In your copy, leave out the pictures; write out all the data exactly.

-- start Supplied data --

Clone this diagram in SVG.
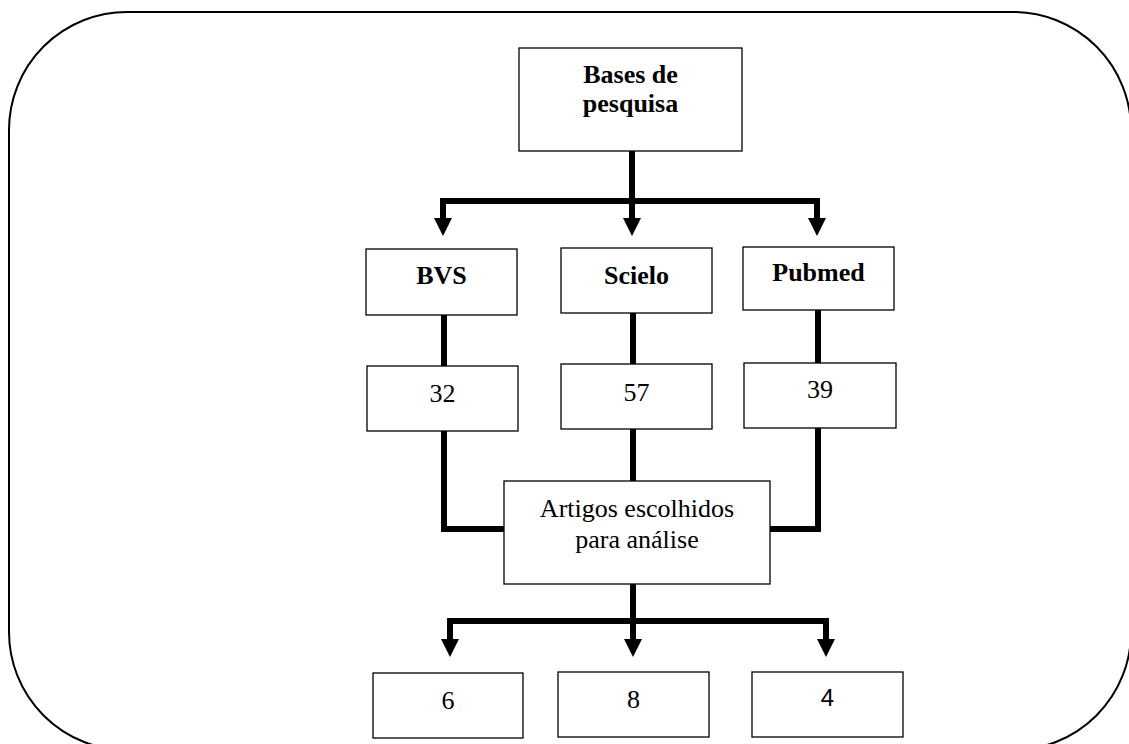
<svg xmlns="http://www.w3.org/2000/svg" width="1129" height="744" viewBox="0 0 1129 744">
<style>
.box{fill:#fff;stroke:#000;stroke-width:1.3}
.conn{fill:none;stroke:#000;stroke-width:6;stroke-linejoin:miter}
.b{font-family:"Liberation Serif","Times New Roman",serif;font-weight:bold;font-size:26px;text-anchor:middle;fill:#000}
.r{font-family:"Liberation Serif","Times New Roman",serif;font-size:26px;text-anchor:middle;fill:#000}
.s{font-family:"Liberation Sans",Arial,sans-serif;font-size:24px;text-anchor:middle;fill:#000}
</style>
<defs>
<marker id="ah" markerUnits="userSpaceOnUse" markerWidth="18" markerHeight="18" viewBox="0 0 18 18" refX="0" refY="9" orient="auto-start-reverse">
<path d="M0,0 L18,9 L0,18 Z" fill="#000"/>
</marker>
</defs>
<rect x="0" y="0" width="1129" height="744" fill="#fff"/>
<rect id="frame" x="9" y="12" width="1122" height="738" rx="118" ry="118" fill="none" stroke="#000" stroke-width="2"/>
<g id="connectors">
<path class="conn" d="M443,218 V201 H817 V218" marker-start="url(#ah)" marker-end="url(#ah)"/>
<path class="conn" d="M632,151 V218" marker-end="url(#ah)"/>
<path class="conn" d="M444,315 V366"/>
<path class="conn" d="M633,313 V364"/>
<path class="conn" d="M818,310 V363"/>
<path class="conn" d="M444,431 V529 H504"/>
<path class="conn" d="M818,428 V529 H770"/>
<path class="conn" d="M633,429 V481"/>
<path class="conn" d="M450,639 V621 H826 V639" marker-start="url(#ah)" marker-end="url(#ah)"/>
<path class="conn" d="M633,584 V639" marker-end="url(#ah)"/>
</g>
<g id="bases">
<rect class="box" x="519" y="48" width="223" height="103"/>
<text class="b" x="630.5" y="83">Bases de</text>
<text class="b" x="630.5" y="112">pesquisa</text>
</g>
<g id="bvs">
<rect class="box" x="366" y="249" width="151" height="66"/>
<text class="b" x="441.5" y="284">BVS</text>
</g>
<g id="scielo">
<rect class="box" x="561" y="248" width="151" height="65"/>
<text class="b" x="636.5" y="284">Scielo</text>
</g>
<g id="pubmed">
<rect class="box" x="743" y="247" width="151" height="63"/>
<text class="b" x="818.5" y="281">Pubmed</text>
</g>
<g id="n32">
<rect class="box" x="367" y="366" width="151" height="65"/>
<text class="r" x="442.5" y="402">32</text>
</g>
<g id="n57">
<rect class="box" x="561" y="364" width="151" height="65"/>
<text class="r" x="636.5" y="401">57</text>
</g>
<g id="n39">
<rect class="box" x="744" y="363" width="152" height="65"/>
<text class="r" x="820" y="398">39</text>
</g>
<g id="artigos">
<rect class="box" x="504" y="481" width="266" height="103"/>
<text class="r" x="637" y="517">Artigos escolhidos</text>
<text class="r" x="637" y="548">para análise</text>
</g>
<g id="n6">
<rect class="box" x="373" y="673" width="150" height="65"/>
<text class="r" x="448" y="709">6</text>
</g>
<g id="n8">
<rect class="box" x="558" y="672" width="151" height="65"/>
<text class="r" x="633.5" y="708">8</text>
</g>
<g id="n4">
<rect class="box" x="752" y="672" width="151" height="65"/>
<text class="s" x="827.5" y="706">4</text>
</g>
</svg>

-- end Supplied data --

→ **Response**:
Clone this diagram in SVG.
<svg xmlns="http://www.w3.org/2000/svg" width="1129" height="744" viewBox="0 0 1129 744">
<style>
.box{fill:#fff;stroke:#000;stroke-width:1.3}
.conn{fill:none;stroke:#000;stroke-width:6;stroke-linejoin:miter}
.b{font-family:"Liberation Serif","Times New Roman",serif;font-weight:bold;font-size:26px;text-anchor:middle;fill:#000}
.r{font-family:"Liberation Serif","Times New Roman",serif;font-size:26px;text-anchor:middle;fill:#000}
.s{font-family:"Liberation Sans",Arial,sans-serif;font-size:24px;text-anchor:middle;fill:#000}
</style>
<defs>
<marker id="ah" markerUnits="userSpaceOnUse" markerWidth="18" markerHeight="18" viewBox="0 0 18 18" refX="0" refY="9" orient="auto-start-reverse">
<path d="M0,0 L18,9 L0,18 Z" fill="#000"/>
</marker>
</defs>
<rect x="0" y="0" width="1129" height="744" fill="#fff"/>
<rect id="frame" x="9" y="12" width="1122" height="738" rx="118" ry="118" fill="none" stroke="#000" stroke-width="2"/>
<g id="connectors">
<path class="conn" d="M443,218 V201 H817 V218" marker-start="url(#ah)" marker-end="url(#ah)"/>
<path class="conn" d="M632,151 V218" marker-end="url(#ah)"/>
<path class="conn" d="M444,315 V366"/>
<path class="conn" d="M633,313 V364"/>
<path class="conn" d="M818,310 V363"/>
<path class="conn" d="M444,431 V529 H504"/>
<path class="conn" d="M818,428 V529 H770"/>
<path class="conn" d="M633,429 V481"/>
<path class="conn" d="M450,639 V621 H826 V639" marker-start="url(#ah)" marker-end="url(#ah)"/>
<path class="conn" d="M633,584 V639" marker-end="url(#ah)"/>
</g>
<g id="bases">
<rect class="box" x="519" y="48" width="223" height="103"/>
<text class="b" x="630.5" y="83">Bases de</text>
<text class="b" x="630.5" y="112">pesquisa</text>
</g>
<g id="bvs">
<rect class="box" x="366" y="249" width="151" height="66"/>
<text class="b" x="441.5" y="284">BVS</text>
</g>
<g id="scielo">
<rect class="box" x="561" y="248" width="151" height="65"/>
<text class="b" x="636.5" y="284">Scielo</text>
</g>
<g id="pubmed">
<rect class="box" x="743" y="247" width="151" height="63"/>
<text class="b" x="818.5" y="281">Pubmed</text>
</g>
<g id="n32">
<rect class="box" x="367" y="366" width="151" height="65"/>
<text class="r" x="442.5" y="402">32</text>
</g>
<g id="n57">
<rect class="box" x="561" y="364" width="151" height="65"/>
<text class="r" x="636.5" y="401">57</text>
</g>
<g id="n39">
<rect class="box" x="744" y="363" width="152" height="65"/>
<text class="r" x="820" y="398">39</text>
</g>
<g id="artigos">
<rect class="box" x="504" y="481" width="266" height="103"/>
<text class="r" x="637" y="517">Artigos escolhidos</text>
<text class="r" x="637" y="548">para análise</text>
</g>
<g id="n6">
<rect class="box" x="373" y="673" width="150" height="65"/>
<text class="r" x="448" y="709">6</text>
</g>
<g id="n8">
<rect class="box" x="558" y="672" width="151" height="65"/>
<text class="r" x="633.5" y="708">8</text>
</g>
<g id="n4">
<rect class="box" x="752" y="672" width="151" height="65"/>
<text class="s" x="827.5" y="706">4</text>
</g>
</svg>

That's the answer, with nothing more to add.